En la primera parte de nuestro viaje, recorremos un camino inédito, un sendero de descubrimientos. Experimentamos lo que, por ser nuestro, consideramos único. Con fragmentos de conocimiento ajeno —el de otros que, antes que nosotros, hollaron la misma vereda— y un mínimo de reflexión, elaboramos un conocimiento propio que se nos antoja original y defendemos como si fuera la verdad suprema. En esa fracción de camino incorporamos el amor, el deseo, la pérdida, el dolor… Descubrimos nuestra fragilidad y, asustados, nos aferramos con fuerza a lo que, desde fuera, nos dé esa seguridad de la que carecemos: riqueza, fama, poder, admiración… cada cual de acuerdo a su medida y circunstancia, aunque, a la postre, de poco o nada sirva, porque lo externo es sólo un decorado y en el sí mismo, en lo que somos y sentimos, no cabe otro que uno; se está solo, no hay sitio para nadie y para nada más.

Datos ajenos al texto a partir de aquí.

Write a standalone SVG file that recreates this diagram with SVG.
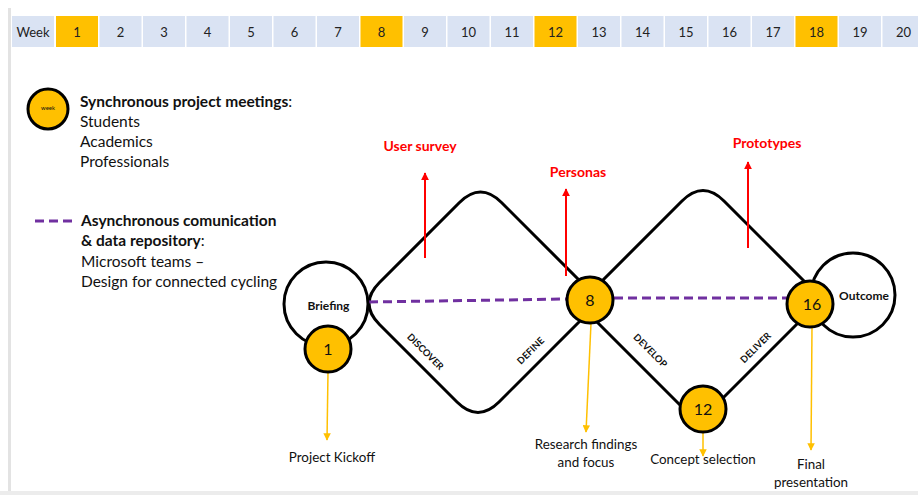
<svg xmlns="http://www.w3.org/2000/svg" width="918" height="495" viewBox="0 0 918 495">
<defs>
<style>
.cell{fill:#DAE3F3}
.hl{fill:#FFC000}
.wk{font-family:Lato,"Liberation Sans",sans-serif;font-size:13px;fill:#222;text-anchor:middle}
.t{font-family:Lato,"Liberation Sans",sans-serif;font-size:15.5px;fill:#111}
.m{font-family:Lato,"Liberation Sans",sans-serif;font-size:13.4px;fill:#111;text-anchor:middle}
.b{font-weight:bold}
.red{font-family:Lato,"Liberation Sans",sans-serif;font-size:14px;font-weight:bold;fill:#FF0000;text-anchor:middle}
.ph{font-family:Lato,"Liberation Sans",sans-serif;font-size:9.5px;font-weight:bold;fill:#111;text-anchor:middle}
.node{fill:#FFC000;stroke:#000;stroke-width:3}
.ring{fill:#fff;stroke:#000;stroke-width:3}
.num{font-family:Lato,"Liberation Sans",sans-serif;font-size:16px;fill:#111;text-anchor:middle}
.edge{fill:none;stroke:#000;stroke-width:3;stroke-linejoin:round}
.async{stroke:#7030A0;stroke-width:3;stroke-dasharray:9 5;fill:none}
.ra{stroke:#FF0000;stroke-width:2;fill:none}
.oa{stroke:#FFC000;stroke-width:1.5;fill:none}
</style>
<marker id="mr" viewBox="0 0 10 10" refX="9" refY="5" markerWidth="4" markerHeight="4" orient="auto"><path d="M0,0 L10,5 L0,10 z" fill="#FF0000"/></marker>
<marker id="mo" viewBox="0 0 10 10" refX="9" refY="5" markerWidth="5" markerHeight="5" orient="auto"><path d="M0,0 L10,5 L0,10 z" fill="#FFC000"/></marker>
</defs>
<rect x="0" y="0" width="918" height="495" fill="#fff"/>
<rect x="8" y="8" width="3" height="487" fill="#e3e3e3"/>
<rect x="0" y="491" width="918" height="4" fill="#ececec"/>

<g id="timeline">
<rect class="cell" x="12" y="16" width="42" height="31"/>
<text class="wk" x="33" y="37">Week</text>
<rect class="hl" x="56" y="16" width="42" height="31"/><text class="wk" x="77" y="37">1</text>
<rect class="cell" x="99.5" y="16" width="42" height="31"/><text class="wk" x="120.5" y="37">2</text>
<rect class="cell" x="143" y="16" width="42" height="31"/><text class="wk" x="164" y="37">3</text>
<rect class="cell" x="186.5" y="16" width="42" height="31"/><text class="wk" x="207.5" y="37">4</text>
<rect class="cell" x="230" y="16" width="42" height="31"/><text class="wk" x="251" y="37">5</text>
<rect class="cell" x="273.5" y="16" width="42" height="31"/><text class="wk" x="294.5" y="37">6</text>
<rect class="cell" x="317" y="16" width="42" height="31"/><text class="wk" x="338" y="37">7</text>
<rect class="hl" x="360.5" y="16" width="42" height="31"/><text class="wk" x="381.5" y="37">8</text>
<rect class="cell" x="404" y="16" width="42" height="31"/><text class="wk" x="425" y="37">9</text>
<rect class="cell" x="447.5" y="16" width="42" height="31"/><text class="wk" x="468.5" y="37">10</text>
<rect class="cell" x="491" y="16" width="42" height="31"/><text class="wk" x="512" y="37">11</text>
<rect class="hl" x="534.5" y="16" width="42" height="31"/><text class="wk" x="555.5" y="37">12</text>
<rect class="cell" x="578" y="16" width="42" height="31"/><text class="wk" x="599" y="37">13</text>
<rect class="cell" x="621.5" y="16" width="42" height="31"/><text class="wk" x="642.5" y="37">14</text>
<rect class="cell" x="665" y="16" width="42" height="31"/><text class="wk" x="686" y="37">15</text>
<rect class="cell" x="708.5" y="16" width="42" height="31"/><text class="wk" x="729.5" y="37">16</text>
<rect class="cell" x="752" y="16" width="42" height="31"/><text class="wk" x="773" y="37">17</text>
<rect class="hl" x="795.5" y="16" width="42" height="31"/><text class="wk" x="816.5" y="37">18</text>
<rect class="cell" x="839" y="16" width="42" height="31"/><text class="wk" x="860" y="37">19</text>
<rect class="cell" x="882.5" y="16" width="42" height="31"/><text class="wk" x="903.5" y="37">20</text>
</g>

<g id="legend">
<circle class="node" cx="48" cy="109" r="20"/>
<text x="48" y="110" font-family="Lato,'Liberation Sans',sans-serif" font-size="6" text-anchor="middle" fill="#111">week</text>
<text class="t" x="80" y="107"><tspan class="b">Synchronous project meetings</tspan>:</text>
<text class="t" x="80" y="127">Students</text>
<text class="t" x="80" y="147">Academics</text>
<text class="t" x="80" y="167">Professionals</text>
<line class="async" x1="35" y1="221" x2="74" y2="221" stroke-dasharray="7 4"/>
<text class="t b" x="81" y="226">Asynchronous comunication</text>
<text class="t" x="81" y="246"><tspan class="b">&amp; data repository</tspan>:</text>
<text class="t" x="81" y="267">Microsoft teams –</text>
<text class="t" x="81" y="287">Design for connected cycling</text>
</g>

<g id="connectors">
<path class="edge" d="M600,301 L501.5,202.5 Q480.5,181.5 459.5,202.5 L379.5,282.5 Q358.5,303.5 379.5,324.5 L457,402 Q478,423 499,402 L600,301"/>
<path class="edge" d="M579,304 L682,201 Q703,180 724,201 L822,299 L698,423 L579,304"/>
<line class="async" x1="369" y1="302" x2="568" y2="299"/>
<line class="async" x1="614" y1="298" x2="790" y2="298"/>
<line class="ra" x1="425" y1="258" x2="425" y2="173" marker-end="url(#mr)"/>
<line class="ra" x1="566" y1="276" x2="566" y2="189" marker-end="url(#mr)"/>
<line class="ra" x1="748" y1="248" x2="748" y2="162" marker-end="url(#mr)"/>
<line class="oa" x1="328" y1="372" x2="327" y2="440" marker-end="url(#mo)"/>
<line class="oa" x1="591" y1="323" x2="586" y2="432" marker-end="url(#mo)"/>
<line class="oa" x1="703" y1="432" x2="703" y2="456" marker-end="url(#mo)"/>
<line class="oa" x1="812" y1="327" x2="811" y2="450" marker-end="url(#mo)"/>
</g>

<g id="phase-labels">
<text class="ph" transform="translate(423,354) rotate(45)">DISCOVER</text>
<text class="ph" transform="translate(533,353) rotate(-45)">DEFINE</text>
<text class="ph" transform="translate(648,353) rotate(45)">DEVELOP</text>
<text class="ph" transform="translate(758,350) rotate(-45)">DELIVER</text>
</g>

<g id="output-labels">
<text class="red" x="420" y="151">User survey</text>
<text class="red" x="578" y="177">Personas</text>
<text class="red" x="767" y="148">Prototypes</text>
</g>

<g id="briefing">
<circle class="ring" cx="326" cy="304" r="42"/>
<text class="b" x="328.5" y="310" text-anchor="middle" font-family="Lato,'Liberation Sans',sans-serif" font-size="12" fill="#111">Briefing</text>
</g>
<g id="outcome">
<circle class="ring" cx="853" cy="295" r="42"/>
<text class="b" x="864" y="300" text-anchor="middle" font-family="Lato,'Liberation Sans',sans-serif" font-size="12" fill="#111">Outcome</text>
</g>
<g id="week1">
<circle class="node" cx="328" cy="349" r="23"/>
<text class="num" x="328" y="355">1</text>
</g>
<g id="week8">
<circle class="node" cx="590" cy="300" r="23"/>
<text class="num" x="590" y="306">8</text>
</g>
<g id="week12">
<circle class="node" cx="703" cy="409" r="23"/>
<text class="num" x="703" y="415">12</text>
</g>
<g id="week16">
<circle class="node" cx="810" cy="304" r="23"/>
<text class="num" x="812" y="310">16</text>
</g>

<g id="milestones">
<text class="m" x="332" y="462">Project Kickoff</text>
<text class="m" x="586" y="449">Research findings</text>
<text class="m" x="586" y="467">and focus</text>
<text class="m" x="703" y="464">Concept selection</text>
<text class="m" x="811" y="469">Final</text>
<text class="m" x="811" y="487">presentation</text>
</g>
</svg>
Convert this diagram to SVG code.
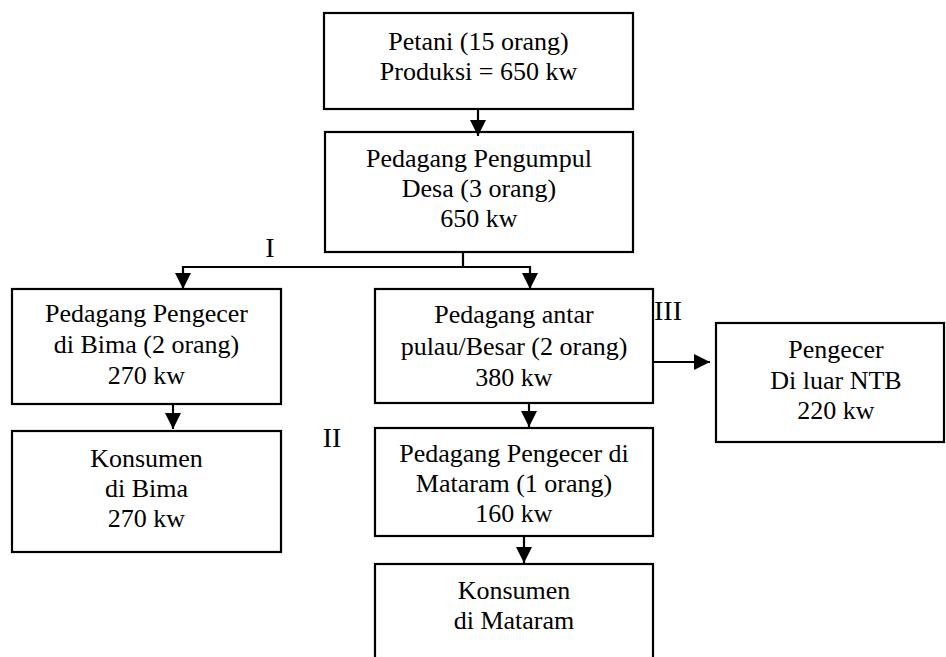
<svg xmlns="http://www.w3.org/2000/svg" width="946" height="657" viewBox="0 0 946 657">
<style>
  .box { fill: #ffffff; stroke: #000000; stroke-width: 2.2; }
  text { font-family: 'Liberation Serif', 'DejaVu Serif', serif; fill: #000000; text-anchor: middle; }
  .t { font-size: 26px; }
  .lbl { font-size: 28px; }
  .c { fill: none; stroke: #000000; stroke-width: 2.2; }
</style>
<defs>
  <marker id="ah" markerUnits="userSpaceOnUse" markerWidth="17" markerHeight="17" refX="16" refY="8" orient="auto">
    <path d="M0,0 L16,8 L0,16 z" fill="#000000"/>
  </marker>
</defs>
<rect x="0" y="0" width="946" height="657" fill="#ffffff"/>

<g id="n1">
  <rect class="box" x="324" y="13" width="309" height="96"/>
  <text class="t" x="478.5" y="50" font-family="Liberation Serif, serif">Petani (15 orang)</text>
  <text class="t" x="478.5" y="80" font-family="Liberation Serif, serif">Produksi = 650 kw</text>
</g>
<g id="n2">
  <rect class="box" x="325" y="132" width="308" height="120"/>
  <text class="t" x="479" y="167" font-family="Liberation Serif, serif">Pedagang Pengumpul</text>
  <text class="t" x="479" y="197" font-family="Liberation Serif, serif">Desa (3 orang)</text>
  <text class="t" x="479" y="227" font-family="Liberation Serif, serif">650 kw</text>
</g>
<g id="n3">
  <rect class="box" x="12" y="289" width="269" height="115"/>
  <text class="t" x="146.5" y="322" font-family="Liberation Serif, serif">Pedagang Pengecer</text>
  <text class="t" x="146.5" y="353" font-family="Liberation Serif, serif">di Bima (2 orang)</text>
  <text class="t" x="146.5" y="384" font-family="Liberation Serif, serif">270 kw</text>
</g>
<g id="n4">
  <rect class="box" x="12" y="431" width="269" height="121"/>
  <text class="t" x="146.5" y="467" font-family="Liberation Serif, serif">Konsumen</text>
  <text class="t" x="146.5" y="497" font-family="Liberation Serif, serif">di Bima</text>
  <text class="t" x="146.5" y="527" font-family="Liberation Serif, serif">270 kw</text>
</g>
<g id="n5">
  <rect class="box" x="375" y="289" width="278" height="114"/>
  <text class="t" x="514" y="323" font-family="Liberation Serif, serif">Pedagang antar</text>
  <text class="t" x="514" y="355" font-family="Liberation Serif, serif">pulau/Besar (2 orang)</text>
  <text class="t" x="514" y="386" font-family="Liberation Serif, serif">380 kw</text>
</g>
<g id="n6">
  <rect class="box" x="716" y="323" width="228" height="119"/>
  <text class="t" x="836" y="358" font-family="Liberation Serif, serif">Pengecer</text>
  <text class="t" x="836" y="389" font-family="Liberation Serif, serif">Di luar NTB</text>
  <text class="t" x="836" y="419" font-family="Liberation Serif, serif">220 kw</text>
</g>
<g id="n7">
  <rect class="box" x="375" y="428" width="278" height="108"/>
  <text class="t" x="514" y="462" font-family="Liberation Serif, serif">Pedagang Pengecer di</text>
  <text class="t" x="514" y="492" font-family="Liberation Serif, serif">Mataram (1 orang)</text>
  <text class="t" x="514" y="522" font-family="Liberation Serif, serif">160 kw</text>
</g>
<g id="n8">
  <rect class="box" x="375" y="564" width="278" height="110"/>
  <text class="t" x="514" y="599" font-family="Liberation Serif, serif">Konsumen</text>
  <text class="t" x="514" y="629" font-family="Liberation Serif, serif">di Mataram</text>
</g>

<g id="connectors">
  <line class="c" x1="478" y1="109" x2="478" y2="136" marker-end="url(#ah)"/>
  <polyline class="c" points="463,252 463,267"/>
  <polyline class="c" points="182,267 531,267"/>
  <line class="c" x1="183" y1="266" x2="183" y2="289" marker-end="url(#ah)"/>
  <line class="c" x1="530" y1="266" x2="530" y2="289" marker-end="url(#ah)"/>
  <line class="c" x1="173" y1="404" x2="173" y2="429" marker-end="url(#ah)"/>
  <line class="c" x1="529" y1="403" x2="529" y2="427" marker-end="url(#ah)"/>
  <line class="c" x1="524" y1="536" x2="524" y2="563" marker-end="url(#ah)"/>
  <line class="c" x1="653" y1="362" x2="710" y2="362" marker-end="url(#ah)"/>
</g>

<g id="labels">
  <text class="lbl" x="270" y="257" font-family="Liberation Serif, serif">I</text>
  <text class="lbl" x="332" y="447" font-family="Liberation Serif, serif">II</text>
  <text class="lbl" x="668" y="320" font-family="Liberation Serif, serif">III</text>
</g>
</svg>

Llegada a su límite la cuerda, comienza a invertirse la espiral y, pensando que seguimos adelante, regresamos, vivimos lo que, en el fondo, ya está vivido. Sentimos, sí, pero es lo que ya antes habíamos sentido, matizado esta vez por el tiempo y la experiencia, sin el desgarro o el gozo que tuvo cuando nuevo. Con la soledad asumida, la necesidad de lo externo se limita a lo esencial, y al reencontrarnos con lo que nos pareció importante, vemos que es cosa vana y no merecía el esfuerzo. Hasta la memoria señala en el viejo el auténtico sentido de la marcha, volviendo fresco el recuerdo de su infancia y desvaído el de lo que hizo esa misma mañana.
Creo que sólo una cosa permite que la vida acabe sin haber emprendido el camino de retorno: dársela a los demás. Sentirse útil al otro, saberse necesario, es romper la cuerda. Una vez rota, se sigue caminando mientras el cuerpo aguanta, sin importar a dónde, sin necesidad alguna de echar la vista atrás. Y es que hay vidas que terminan en sí mismas y otras que sirven para algo.